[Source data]
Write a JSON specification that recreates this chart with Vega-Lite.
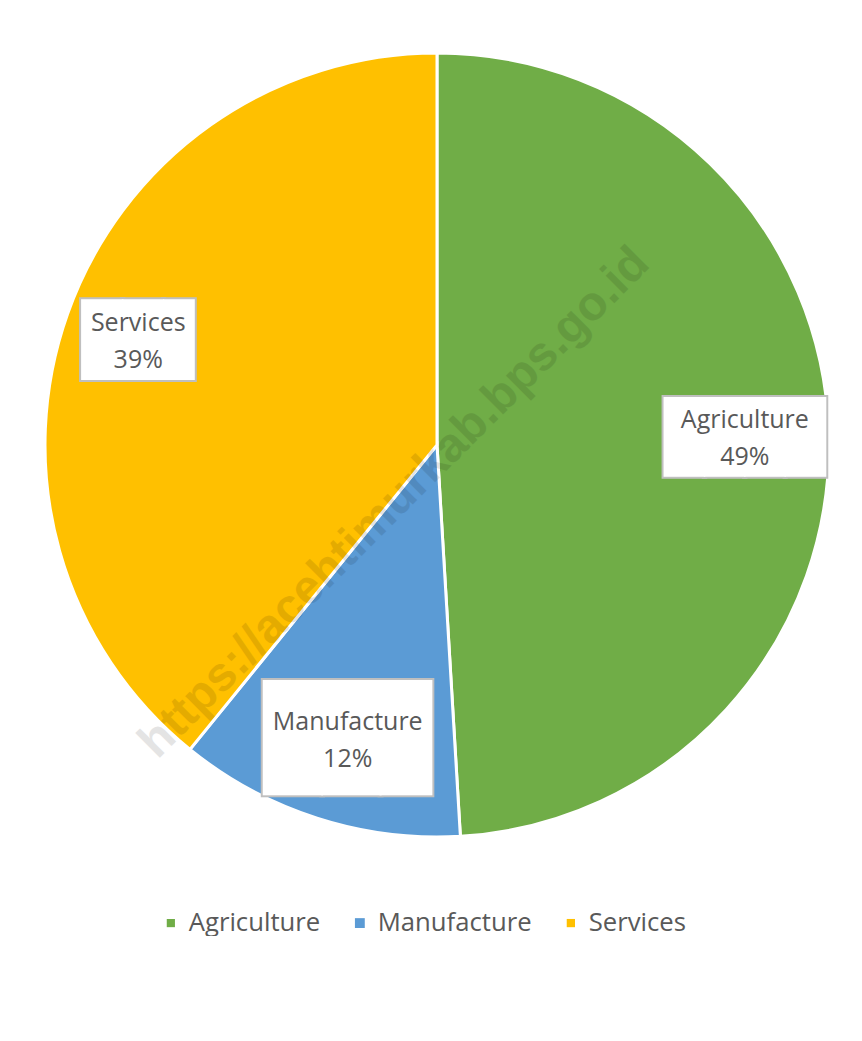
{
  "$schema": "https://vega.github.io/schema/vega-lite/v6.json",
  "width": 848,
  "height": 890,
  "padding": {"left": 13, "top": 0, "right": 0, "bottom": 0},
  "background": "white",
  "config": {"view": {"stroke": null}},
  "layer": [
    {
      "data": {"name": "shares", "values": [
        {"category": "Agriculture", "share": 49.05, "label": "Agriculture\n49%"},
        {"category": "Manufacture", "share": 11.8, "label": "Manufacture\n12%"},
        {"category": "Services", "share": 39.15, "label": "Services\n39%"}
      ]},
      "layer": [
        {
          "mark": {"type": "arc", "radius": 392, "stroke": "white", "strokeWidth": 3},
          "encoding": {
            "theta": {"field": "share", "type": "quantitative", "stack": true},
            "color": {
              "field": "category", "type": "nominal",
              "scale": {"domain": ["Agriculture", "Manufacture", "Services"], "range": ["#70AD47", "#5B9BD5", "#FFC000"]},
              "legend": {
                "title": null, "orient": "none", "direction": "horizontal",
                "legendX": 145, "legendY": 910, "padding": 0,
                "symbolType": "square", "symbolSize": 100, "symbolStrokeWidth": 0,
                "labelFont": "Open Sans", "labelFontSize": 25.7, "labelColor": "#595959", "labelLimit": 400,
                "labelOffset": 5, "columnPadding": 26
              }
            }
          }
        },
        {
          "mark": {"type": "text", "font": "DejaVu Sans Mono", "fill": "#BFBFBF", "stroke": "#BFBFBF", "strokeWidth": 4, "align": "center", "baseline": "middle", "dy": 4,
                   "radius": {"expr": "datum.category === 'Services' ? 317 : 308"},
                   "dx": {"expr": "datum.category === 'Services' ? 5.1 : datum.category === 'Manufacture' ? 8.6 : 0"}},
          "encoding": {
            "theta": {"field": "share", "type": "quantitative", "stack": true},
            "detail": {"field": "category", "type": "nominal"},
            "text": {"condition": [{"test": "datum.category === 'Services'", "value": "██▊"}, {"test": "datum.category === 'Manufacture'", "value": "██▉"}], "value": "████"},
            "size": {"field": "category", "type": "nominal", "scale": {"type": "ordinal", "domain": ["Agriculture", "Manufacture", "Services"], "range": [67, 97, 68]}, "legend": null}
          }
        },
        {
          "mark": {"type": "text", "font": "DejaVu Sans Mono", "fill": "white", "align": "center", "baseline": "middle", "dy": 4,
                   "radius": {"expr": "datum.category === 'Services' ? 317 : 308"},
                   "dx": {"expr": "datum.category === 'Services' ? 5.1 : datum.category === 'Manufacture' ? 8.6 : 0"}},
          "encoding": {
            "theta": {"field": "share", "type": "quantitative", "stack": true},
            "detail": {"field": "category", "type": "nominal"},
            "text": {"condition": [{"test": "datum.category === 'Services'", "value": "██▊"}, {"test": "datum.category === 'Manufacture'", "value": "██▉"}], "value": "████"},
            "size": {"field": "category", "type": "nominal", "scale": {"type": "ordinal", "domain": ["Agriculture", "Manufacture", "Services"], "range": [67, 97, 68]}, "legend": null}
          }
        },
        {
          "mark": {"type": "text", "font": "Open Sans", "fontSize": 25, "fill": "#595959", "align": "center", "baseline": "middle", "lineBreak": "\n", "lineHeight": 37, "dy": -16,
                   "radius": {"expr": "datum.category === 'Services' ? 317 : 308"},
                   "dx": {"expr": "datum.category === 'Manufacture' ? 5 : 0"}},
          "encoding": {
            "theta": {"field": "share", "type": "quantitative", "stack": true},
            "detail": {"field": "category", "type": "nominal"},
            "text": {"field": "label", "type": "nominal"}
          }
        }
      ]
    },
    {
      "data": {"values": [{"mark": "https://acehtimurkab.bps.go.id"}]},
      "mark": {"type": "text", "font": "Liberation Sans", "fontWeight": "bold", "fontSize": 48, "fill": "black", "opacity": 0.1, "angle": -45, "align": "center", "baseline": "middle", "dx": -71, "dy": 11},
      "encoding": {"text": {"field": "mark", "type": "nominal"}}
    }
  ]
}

--

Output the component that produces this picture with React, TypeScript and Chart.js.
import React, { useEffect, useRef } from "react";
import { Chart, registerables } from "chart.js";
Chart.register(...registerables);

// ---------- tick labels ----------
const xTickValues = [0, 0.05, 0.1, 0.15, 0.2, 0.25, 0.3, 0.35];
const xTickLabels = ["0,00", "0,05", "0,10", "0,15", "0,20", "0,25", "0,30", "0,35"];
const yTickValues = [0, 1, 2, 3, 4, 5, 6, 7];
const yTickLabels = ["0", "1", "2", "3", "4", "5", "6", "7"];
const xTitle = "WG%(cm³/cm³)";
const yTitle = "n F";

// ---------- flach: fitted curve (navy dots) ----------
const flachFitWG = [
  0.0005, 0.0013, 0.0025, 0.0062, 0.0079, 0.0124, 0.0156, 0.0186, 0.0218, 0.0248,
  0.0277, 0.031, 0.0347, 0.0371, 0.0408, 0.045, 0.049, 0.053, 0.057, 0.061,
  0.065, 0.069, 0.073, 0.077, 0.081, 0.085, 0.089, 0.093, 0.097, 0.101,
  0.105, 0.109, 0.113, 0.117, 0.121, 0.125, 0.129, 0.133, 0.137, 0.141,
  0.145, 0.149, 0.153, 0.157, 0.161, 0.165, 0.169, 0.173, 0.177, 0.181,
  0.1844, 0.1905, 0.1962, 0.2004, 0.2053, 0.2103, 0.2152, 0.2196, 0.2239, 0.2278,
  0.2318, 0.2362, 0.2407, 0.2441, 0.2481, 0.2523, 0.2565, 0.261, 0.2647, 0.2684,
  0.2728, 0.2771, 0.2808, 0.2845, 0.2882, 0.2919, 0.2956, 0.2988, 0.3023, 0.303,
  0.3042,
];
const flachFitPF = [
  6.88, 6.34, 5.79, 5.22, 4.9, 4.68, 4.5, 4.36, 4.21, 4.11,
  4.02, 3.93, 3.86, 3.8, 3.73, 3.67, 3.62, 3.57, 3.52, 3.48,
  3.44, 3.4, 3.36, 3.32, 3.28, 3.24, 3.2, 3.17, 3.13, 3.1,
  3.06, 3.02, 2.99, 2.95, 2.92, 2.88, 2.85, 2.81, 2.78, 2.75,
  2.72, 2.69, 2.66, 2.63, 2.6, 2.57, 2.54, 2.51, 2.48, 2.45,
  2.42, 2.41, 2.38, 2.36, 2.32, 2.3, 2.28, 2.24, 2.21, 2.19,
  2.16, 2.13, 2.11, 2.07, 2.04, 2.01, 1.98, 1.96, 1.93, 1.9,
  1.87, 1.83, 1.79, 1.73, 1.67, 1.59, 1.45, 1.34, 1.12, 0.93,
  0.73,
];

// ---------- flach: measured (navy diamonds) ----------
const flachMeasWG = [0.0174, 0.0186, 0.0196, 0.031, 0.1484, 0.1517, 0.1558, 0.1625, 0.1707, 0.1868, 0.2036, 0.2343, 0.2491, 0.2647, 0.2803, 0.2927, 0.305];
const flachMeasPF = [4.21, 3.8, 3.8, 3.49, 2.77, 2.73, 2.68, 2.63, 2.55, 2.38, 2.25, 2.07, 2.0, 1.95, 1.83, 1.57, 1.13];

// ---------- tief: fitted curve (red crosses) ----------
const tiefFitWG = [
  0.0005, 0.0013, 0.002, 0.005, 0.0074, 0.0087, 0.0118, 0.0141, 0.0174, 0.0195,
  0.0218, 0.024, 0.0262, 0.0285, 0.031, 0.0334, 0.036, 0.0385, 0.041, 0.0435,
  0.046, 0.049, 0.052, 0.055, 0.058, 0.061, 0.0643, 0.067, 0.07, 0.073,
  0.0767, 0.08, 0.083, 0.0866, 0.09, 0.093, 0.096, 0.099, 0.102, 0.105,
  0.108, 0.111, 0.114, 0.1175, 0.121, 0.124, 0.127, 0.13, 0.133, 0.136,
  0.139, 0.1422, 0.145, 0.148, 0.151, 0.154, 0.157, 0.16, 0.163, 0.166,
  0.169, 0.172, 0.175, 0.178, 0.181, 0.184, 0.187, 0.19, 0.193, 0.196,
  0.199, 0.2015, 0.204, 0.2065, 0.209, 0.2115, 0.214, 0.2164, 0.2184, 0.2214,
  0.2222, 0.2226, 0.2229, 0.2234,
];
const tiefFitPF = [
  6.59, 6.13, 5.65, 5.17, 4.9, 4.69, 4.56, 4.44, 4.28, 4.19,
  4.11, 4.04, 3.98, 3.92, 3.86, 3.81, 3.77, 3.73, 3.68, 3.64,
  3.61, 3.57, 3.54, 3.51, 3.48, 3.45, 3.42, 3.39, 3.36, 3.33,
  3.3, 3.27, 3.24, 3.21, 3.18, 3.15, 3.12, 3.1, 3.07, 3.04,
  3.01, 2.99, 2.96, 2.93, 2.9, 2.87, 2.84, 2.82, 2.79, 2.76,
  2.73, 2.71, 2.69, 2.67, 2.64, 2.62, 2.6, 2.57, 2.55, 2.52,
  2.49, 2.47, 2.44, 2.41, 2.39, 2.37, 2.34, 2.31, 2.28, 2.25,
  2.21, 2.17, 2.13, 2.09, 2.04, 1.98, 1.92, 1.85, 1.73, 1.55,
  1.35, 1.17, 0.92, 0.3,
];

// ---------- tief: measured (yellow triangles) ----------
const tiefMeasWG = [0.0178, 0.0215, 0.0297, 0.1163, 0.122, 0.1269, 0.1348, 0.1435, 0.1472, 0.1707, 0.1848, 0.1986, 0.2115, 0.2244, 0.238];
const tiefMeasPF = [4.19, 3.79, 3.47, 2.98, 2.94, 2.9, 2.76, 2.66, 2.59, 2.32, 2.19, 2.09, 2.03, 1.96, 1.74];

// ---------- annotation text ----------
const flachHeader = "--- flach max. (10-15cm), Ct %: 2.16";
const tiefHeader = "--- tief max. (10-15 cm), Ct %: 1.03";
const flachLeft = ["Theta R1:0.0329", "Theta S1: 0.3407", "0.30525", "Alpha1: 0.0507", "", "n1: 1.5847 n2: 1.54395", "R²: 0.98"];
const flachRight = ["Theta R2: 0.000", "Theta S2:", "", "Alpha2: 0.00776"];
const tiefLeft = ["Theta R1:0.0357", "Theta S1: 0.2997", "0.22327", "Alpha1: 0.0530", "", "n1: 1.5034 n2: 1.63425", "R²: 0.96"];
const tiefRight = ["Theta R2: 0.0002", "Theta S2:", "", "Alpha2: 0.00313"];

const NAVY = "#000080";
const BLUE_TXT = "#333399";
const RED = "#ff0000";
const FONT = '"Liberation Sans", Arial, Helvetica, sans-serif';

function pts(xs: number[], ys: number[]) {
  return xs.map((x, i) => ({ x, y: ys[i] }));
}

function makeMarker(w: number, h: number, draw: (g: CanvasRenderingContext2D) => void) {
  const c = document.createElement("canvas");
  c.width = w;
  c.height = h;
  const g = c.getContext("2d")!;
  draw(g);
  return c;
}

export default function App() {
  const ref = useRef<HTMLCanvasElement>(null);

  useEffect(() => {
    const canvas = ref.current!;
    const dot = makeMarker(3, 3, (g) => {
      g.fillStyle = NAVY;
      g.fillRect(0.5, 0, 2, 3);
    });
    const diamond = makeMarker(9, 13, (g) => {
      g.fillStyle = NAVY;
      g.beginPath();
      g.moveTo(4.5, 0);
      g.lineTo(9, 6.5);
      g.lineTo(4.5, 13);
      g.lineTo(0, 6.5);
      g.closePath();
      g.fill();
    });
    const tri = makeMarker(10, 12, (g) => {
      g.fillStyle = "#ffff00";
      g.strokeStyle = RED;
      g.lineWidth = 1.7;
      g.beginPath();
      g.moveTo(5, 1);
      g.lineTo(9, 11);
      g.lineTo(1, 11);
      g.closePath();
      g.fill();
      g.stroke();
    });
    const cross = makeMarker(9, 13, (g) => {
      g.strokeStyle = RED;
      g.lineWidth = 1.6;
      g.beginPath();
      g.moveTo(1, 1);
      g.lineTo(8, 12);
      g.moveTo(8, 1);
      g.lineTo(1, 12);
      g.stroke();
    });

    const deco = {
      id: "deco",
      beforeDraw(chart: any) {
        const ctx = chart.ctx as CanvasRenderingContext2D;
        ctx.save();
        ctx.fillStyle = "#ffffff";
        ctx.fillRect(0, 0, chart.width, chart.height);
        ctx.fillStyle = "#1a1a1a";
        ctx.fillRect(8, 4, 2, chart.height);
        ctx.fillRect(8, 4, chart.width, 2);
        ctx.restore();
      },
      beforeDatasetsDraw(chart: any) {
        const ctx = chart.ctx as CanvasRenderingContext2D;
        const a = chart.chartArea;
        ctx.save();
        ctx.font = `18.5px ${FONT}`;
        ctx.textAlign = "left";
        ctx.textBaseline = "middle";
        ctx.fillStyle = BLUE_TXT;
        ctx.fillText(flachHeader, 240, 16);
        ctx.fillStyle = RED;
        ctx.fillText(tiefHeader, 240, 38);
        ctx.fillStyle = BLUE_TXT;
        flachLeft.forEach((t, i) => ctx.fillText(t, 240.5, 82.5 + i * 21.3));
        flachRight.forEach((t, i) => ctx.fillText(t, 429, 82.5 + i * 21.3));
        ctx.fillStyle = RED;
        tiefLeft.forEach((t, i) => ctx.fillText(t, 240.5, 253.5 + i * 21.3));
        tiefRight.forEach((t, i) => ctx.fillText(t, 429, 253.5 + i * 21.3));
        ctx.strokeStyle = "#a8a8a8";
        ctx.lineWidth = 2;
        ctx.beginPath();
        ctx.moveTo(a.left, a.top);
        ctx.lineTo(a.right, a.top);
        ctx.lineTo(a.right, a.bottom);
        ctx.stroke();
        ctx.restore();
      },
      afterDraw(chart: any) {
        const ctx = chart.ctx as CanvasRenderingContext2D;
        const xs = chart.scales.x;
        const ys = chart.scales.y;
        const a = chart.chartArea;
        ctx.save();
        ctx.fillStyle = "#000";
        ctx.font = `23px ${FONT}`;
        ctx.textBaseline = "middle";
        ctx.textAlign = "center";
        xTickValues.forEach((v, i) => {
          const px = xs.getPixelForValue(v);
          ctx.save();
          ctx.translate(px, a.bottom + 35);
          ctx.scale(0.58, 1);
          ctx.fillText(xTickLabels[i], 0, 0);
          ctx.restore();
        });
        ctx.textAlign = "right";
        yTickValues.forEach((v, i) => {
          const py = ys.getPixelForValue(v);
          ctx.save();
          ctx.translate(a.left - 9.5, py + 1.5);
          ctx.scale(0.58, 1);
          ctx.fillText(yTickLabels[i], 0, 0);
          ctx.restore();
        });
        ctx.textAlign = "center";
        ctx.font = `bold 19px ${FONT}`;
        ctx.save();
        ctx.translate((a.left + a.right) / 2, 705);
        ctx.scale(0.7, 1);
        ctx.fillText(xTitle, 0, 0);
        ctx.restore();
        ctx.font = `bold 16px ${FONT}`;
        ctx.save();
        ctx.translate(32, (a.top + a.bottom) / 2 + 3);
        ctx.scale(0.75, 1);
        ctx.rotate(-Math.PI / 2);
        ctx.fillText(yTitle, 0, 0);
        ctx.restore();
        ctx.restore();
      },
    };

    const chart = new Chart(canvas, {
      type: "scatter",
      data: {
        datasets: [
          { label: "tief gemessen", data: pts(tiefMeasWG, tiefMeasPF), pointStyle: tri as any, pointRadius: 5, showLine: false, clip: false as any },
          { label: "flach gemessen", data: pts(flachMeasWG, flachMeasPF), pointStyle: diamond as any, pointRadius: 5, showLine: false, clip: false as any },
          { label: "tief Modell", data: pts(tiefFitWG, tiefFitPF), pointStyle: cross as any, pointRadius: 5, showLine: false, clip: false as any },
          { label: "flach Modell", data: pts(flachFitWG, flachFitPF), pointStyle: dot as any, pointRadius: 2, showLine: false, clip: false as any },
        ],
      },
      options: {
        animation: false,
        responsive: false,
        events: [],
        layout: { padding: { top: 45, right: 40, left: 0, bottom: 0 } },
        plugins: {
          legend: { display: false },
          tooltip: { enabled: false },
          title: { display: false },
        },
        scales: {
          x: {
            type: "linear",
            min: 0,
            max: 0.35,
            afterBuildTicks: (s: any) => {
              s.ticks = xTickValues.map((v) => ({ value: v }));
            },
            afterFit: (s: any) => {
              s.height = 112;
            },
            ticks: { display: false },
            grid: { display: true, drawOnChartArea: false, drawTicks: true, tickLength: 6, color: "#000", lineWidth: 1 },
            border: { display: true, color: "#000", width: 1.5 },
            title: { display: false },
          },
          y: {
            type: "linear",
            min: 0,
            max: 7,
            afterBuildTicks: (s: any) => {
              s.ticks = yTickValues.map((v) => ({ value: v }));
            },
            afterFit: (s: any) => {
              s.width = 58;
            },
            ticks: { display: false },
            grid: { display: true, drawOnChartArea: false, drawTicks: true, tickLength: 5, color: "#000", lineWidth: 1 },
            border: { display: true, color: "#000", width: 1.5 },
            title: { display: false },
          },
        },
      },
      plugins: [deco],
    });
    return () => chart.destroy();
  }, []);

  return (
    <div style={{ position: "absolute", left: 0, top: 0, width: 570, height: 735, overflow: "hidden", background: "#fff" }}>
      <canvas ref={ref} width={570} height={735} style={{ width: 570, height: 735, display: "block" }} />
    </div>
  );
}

◆ **WRITTEN REQUEST**
Copy every line of the records above that holds the word "this".

◆ **THE ANSWER**
Write a JSON specification that recreates this chart with Vega-Lite.
Output the component that produces this picture with React, TypeScript and Chart.js.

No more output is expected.